As transmissões deste tipo não são tão chatas como se supõe. Veja o Fluence, o Mitsubishi ASX e os Audi, por exemplo: oferecem mudanças manuais, como nos automáticos sequenciais. Mas como é possível? Nesse caso as marchas são virtuais, de modo que as polias parem em seis posições programadas, imitando 6 marchas.
Dá para identificar o tipo de câmbio só olhando a alavanca?
No caso dos automatizados nacionais tipo Dualogic da Fiat e iMotion da VW, fica fácil. Não há a posição “P” de Park ou Estacionamento. E as posições “R” de Reverse ou Ré, “N” de Neutral ou Neutro, “D” de Drive ou Dirigir, na Posição Automática, não estão na conhecida sequencia P-R-N-D. E não existe a trava para sair do “P”.
No caso dos automáticos, pode haver uma pequena variação no que vem depois do “D”, como D3, “L” de Low, Baixa(s) que indica marchas mais baixas, redução. Ainda após o “D”, pode vir a sequencia numérica de marchas. Por exemplo, em um câmbio de 4 marchas, ainda muito comum, toda a sequencia ficaria assim: P-R-N-D-3-2-1 ou P-R-N-D-3-2-L. Atualmente a sequencia pára no D e ao lado há um pequeno trilho paralelo para mudança manual (+ acima e – abaixo ou vice-versa).
Menos comum, visto mais em alavancas na coluna de direção, pode vir: P-R-N-D-O. Nesse caso, “O” de Overdrive, que indica que todas as marchas estão disponíveis para uso. Muitas vezes esse modo fica interessante para viagens em rodovias a uma velociadade maior e mais constante sugerindo maior economia.
Outra forma de Overdrive é através de um botãozinho no tronco da alavanca. Acionando-o, o motorista estará desligando o Overdrive e a marcha menor que a máxima será usada.
Recentemente, alguns carros de luxo como Jaguar e Aston Martin aboliram a alavanca e adotaram um seletor giratório redondo que lembra o seletor multimída iDrive dos BMW.
Nesses casos para não frustar quem curte uma redução manual, geralmente existem as aletas, borboletas ou paddle shift(er)s atrás do volante. Recurso criado pela Ferrari em 1989 na F1 e depois oferecido pela Porche e a mesma Ferrari nos carros de Passeio por volta de 1997.
Em matéria de aparência de alavanca, houve um exótico câmbio oferecido nos Alfa Romeo 156, chamado de Q-System (Q de quadra, quadrado, devido à disposição das quatro marchas em forma de um pequeno quadrado, num esquema em “H” que simula o de um câmbio manual). Esse quadrado, no sentido anti-horário continha as marchas 1-2-3 e 4 de relações bem curtas e ficava deslocado para à esquerda. Deslocando-se a alavanca para a direita você tinha um convencional automático (P, R, N e D).
Rejeição aos automáticos
O desejado câmbio automático de hoje era demonizado no passado e tachado como “carro de deficiente”. Hoje todo mundo diz que ama. O que fica fácil quando todo mundo aprova. Em 1999 tive meu primeiro automático, um Honda Civic. E era alvo de inúmeras chacotas.

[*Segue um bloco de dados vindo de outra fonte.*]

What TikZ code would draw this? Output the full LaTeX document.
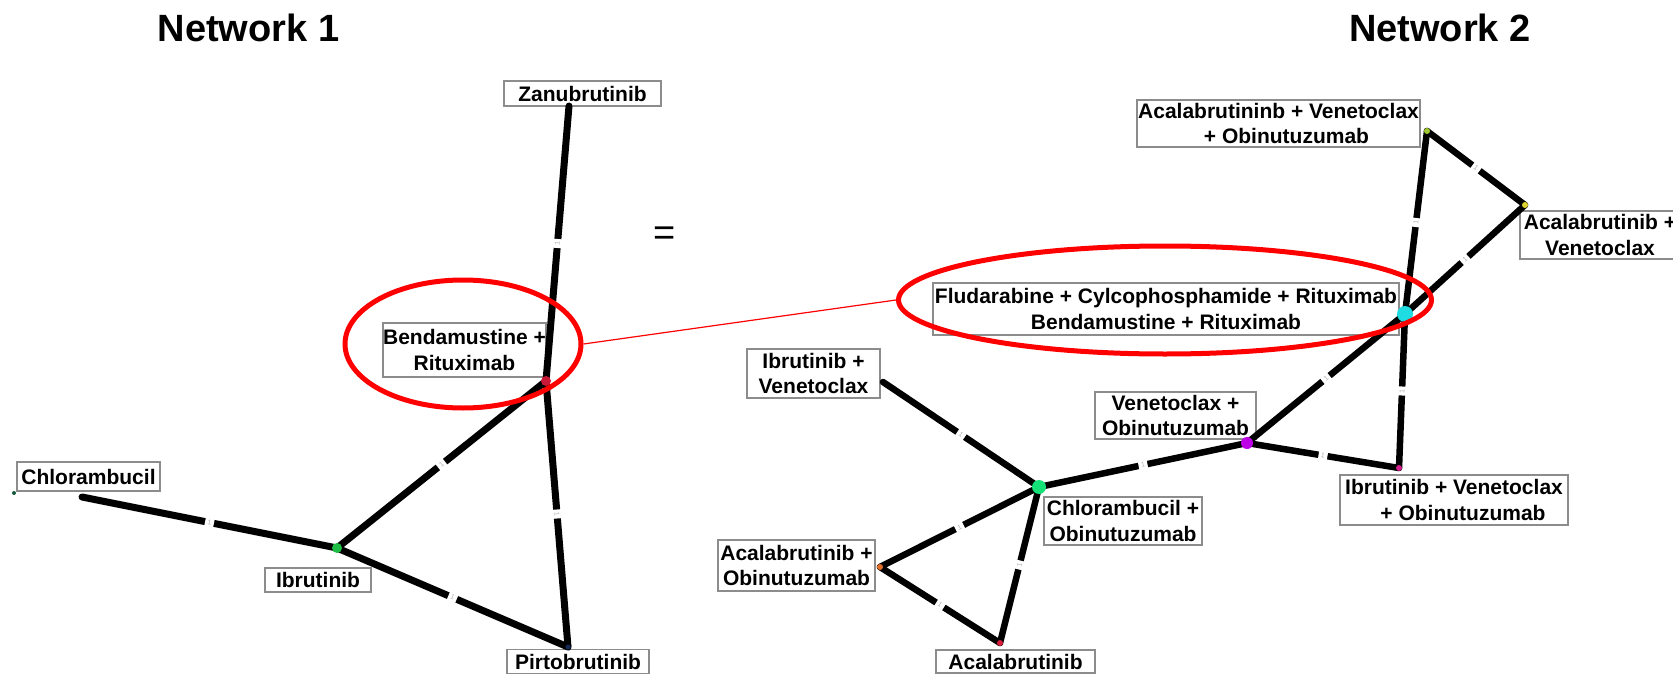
\documentclass[tikz,border=0pt]{standalone}
\usepackage{fontspec}
\setmainfont{Liberation Sans}
\usetikzlibrary{shapes.geometric}
\definecolor{cBend}{RGB}{200,25,55}
\definecolor{cIbr}{RGB}{30,190,70}
\definecolor{cChl}{RGB}{20,90,60}
\definecolor{cPir}{RGB}{20,40,90}
\definecolor{cCyan}{RGB}{30,220,225}
\definecolor{cMag}{RGB}{190,0,230}
\definecolor{cGrn}{RGB}{20,225,120}
\definecolor{cIVO}{RGB}{210,30,140}
\definecolor{cAO}{RGB}{225,110,40}
\definecolor{cAca}{RGB}{215,30,60}
\definecolor{cAVO}{RGB}{160,200,50}
\definecolor{cAV}{RGB}{220,210,50}
\definecolor{boxgray}{RGB}{140,140,140}
\tikzset{
  lbl/.style={draw=boxgray, line width=1.2pt, fill=white, inner sep=0pt, align=center,
    font=\fontsize{21}{25.5}\selectfont\bfseries},
  edgeA/.style={line width=7pt, black, line cap=round},
  edgeB/.style={line width=6.5pt, black, line cap=round},
  gap/.style={fill=white, inner sep=0pt, minimum width=9pt, minimum height=10pt, sloped,
    font=\fontsize{7}{7}\selectfont, text=gray!60},
  dot/.style={circle, inner sep=0pt, draw=none},
  ring/.style={ellipse, draw=red, line width=5pt, inner sep=0pt},
  title/.style={font=\fontsize{38}{40}\selectfont\bfseries, anchor=base, inner sep=0pt},
}
\begin{document}
\begin{tikzpicture}[x=1pt,y=-1pt]
\fill[white] (0,0) rectangle (1673,674);
\useasboundingbox (0,0) rectangle (1673,674);

% titles
\node[title] (t1) at (248.5,42) {Network 1};
\node[title] (t2) at (1440,42) {Network 2};
\node[font=\fontsize{38}{40}\selectfont, inner sep=0pt] (eq) at (665,236) {=};

% ---------- Network 1 points ----------
\coordinate (zanp) at (569,106);
\coordinate (bendp) at (546,381);
\coordinate (chlp) at (82,497);
\coordinate (chldot) at (14,493);
\coordinate (ibrp) at (337,548);
\coordinate (pirp) at (568,647);

% ---------- Network 2 points ----------
\coordinate (cyp) at (1405,314);
\coordinate (vop) at (1247,443);
\coordinate (ivop) at (1399,468);
\coordinate (cop) at (1039,487);
\coordinate (ivp) at (883,382);
\coordinate (aop) at (880,567);
\coordinate (acap) at (1000,643);
\coordinate (avop) at (1427,131);
\coordinate (avp) at (1525,205);

% labels network 1
\node[lbl, minimum width=157, minimum height=25] (zan) at (582.5,93.5) {Zanubrutinib};
\node[lbl, minimum width=163, minimum height=54] (bend) at (464.5,350) {Bendamustine +\\Rituximab};
\node[lbl, minimum width=143, minimum height=29] (chl) at (88.5,476.5) {Chlorambucil};
\node[lbl, minimum width=106, minimum height=24] (ibr) at (318,580) {Ibrutinib};
\node[lbl, minimum width=142, minimum height=24] (pir) at (578,661.5) {Pirtobrutinib};

% labels network 2
\node[lbl, minimum width=283, minimum height=47] (avo) at (1278.5,123.5) {Acalabrutininb + Venetoclax\\\hspace*{16pt}+ Obinutuzumab};
\node[lbl, minimum width=160, minimum height=48] (av) at (1600,235) {Acalabrutinib +\\Venetoclax};
\node[lbl, minimum width=466, minimum height=52] (fcr) at (1166,309) {Fludarabine + Cylcophosphamide + Rituximab\\Bendamustine + Rituximab};
\node[lbl, minimum width=133, minimum height=49] (iv) at (813.5,373.5) {Ibrutinib +\\Venetoclax};
\node[lbl, minimum width=161, minimum height=47] (vo) at (1175.5,415.5) {Venetoclax +\\Obinutuzumab};
\node[lbl, minimum width=228, minimum height=50] (ivo) at (1454,500) {Ibrutinib + Venetoclax\\\hspace*{18pt}+ Obinutuzumab};
\node[lbl, minimum width=158, minimum height=48] (co) at (1123,521) {Chlorambucil +\\Obinutuzumab};
\node[lbl, minimum width=157, minimum height=51] (ao) at (796.5,565.5) {Acalabrutinib +\\Obinutuzumab};
\node[lbl, minimum width=159, minimum height=23] (aca) at (1015.5,661.5) {Acalabrutinib};

% edges network 1
\draw[edgeA] (zanp) -- node[gap]{1} (bendp);
\draw[edgeA] (chlp) -- node[gap]{1} (ibrp);
\draw[edgeA] (ibrp) -- node[gap]{1} (bendp);
\draw[edgeA] (ibrp) -- node[gap]{1} (pirp);
\draw[edgeA] (bendp) -- node[gap]{1} (pirp);

% edges network 2
\draw[edgeB] (avop) -- node[gap]{1} (avp);
\draw[edgeB] (avp) -- node[gap]{1} (cyp);
\draw[edgeB] (avop) -- node[gap]{1} (cyp);
\draw[edgeB] (cyp) -- node[gap]{1} (ivop);
\draw[edgeB] (vop) -- node[gap]{1} (cyp);
\draw[edgeB] (vop) -- node[gap]{1} (ivop);
\draw[edgeB] (cop) -- node[gap]{1} (vop);
\draw[edgeB] (ivp) -- node[gap]{1} (cop);
\draw[edgeB] (aop) -- node[gap]{1} (cop);
\draw[edgeB] (aop) -- node[gap]{1} (acap);
\draw[edgeB] (cop) -- node[gap]{1} (acap);

% dots
\node[dot, fill=cBend, minimum size=10] (bendd) at (bendp) {};
\node[dot, fill=cIbr, minimum size=10] (ibrd) at (ibrp) {};
\node[dot, fill=cChl, minimum size=4] (chld) at (chldot) {};
\node[dot, fill=cPir, minimum size=5] (pird) at (pirp) {};
\node[dot, fill=cCyan, minimum size=16] (cyd) at (cyp) {};
\node[dot, fill=cMag, minimum size=12] (vod) at (vop) {};
\node[dot, fill=cGrn, minimum size=14] (cod) at (cop) {};
\node[dot, fill=cIVO, minimum size=6] (ivod) at (ivop) {};
\node[dot, fill=cAO, minimum size=6] (aod) at (aop) {};
\node[dot, fill=cAca, minimum size=6] (acad) at (acap) {};
\node[dot, fill=cAVO, minimum size=6] (avod) at (avop) {};
\node[dot, fill=cAV, minimum size=6] (avd) at (avp) {};

% highlight rings
\node[ring, minimum width=236, minimum height=128] (ring1) at (463,344) {};
\node[ring, minimum width=533, minimum height=108] (ring2) at (1165,300) {};
\draw[red, line width=1.2pt] (ring1.east) -- (ring2.west);
\end{tikzpicture}
\end{document}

Está certo que até os anos 1990 as transmissões geralmente tinham 3 marchas. Nos anos 60 houve automáticos americanos com duas velocidades e até mesmo com uma única. Havia uma certa lentidão, muito ruído e trancos fortes. Porém, na América o padrão de trem de força eram os seis e oito cilindros.
No Brasil, depois dos Dodge e Ford V8 e GM 6 em linha, ficamos com parcos quatro cilindros. De fato, guiar um Del Rey CHT 1.6 automático de 3 marchas, com passageiros e bagagem não era a coisa mais prazerosa do mundo.
Considerações Finais
Não se pode dizer que há um tipo melhor ou pior de transmissão, mas uma mais adquada ao gosto ou ao uso de cada motorista. Quanto à economia de combustível, a manual ainda seria a mais econômica. Em seguida as CVT, as automatizadas e por último as automáticas.
Automáticos e automatizados deixaram de ser coisa de popular. Quase todo superesportivo utiliza este tipo de transmissão atualmente.
E o câmbio manual, que para os puristas sempre foi sinônimo de esportividade, também está deixando de ser unanimidade. Prova disso é que a partir de 2012 a Lamborghini não irá mais oferecer câmbio manual em seus modelos. E você, leitor, o que prefere? E qual tipo de câmbio não compraria? Até breve! Câmbio, Desligo.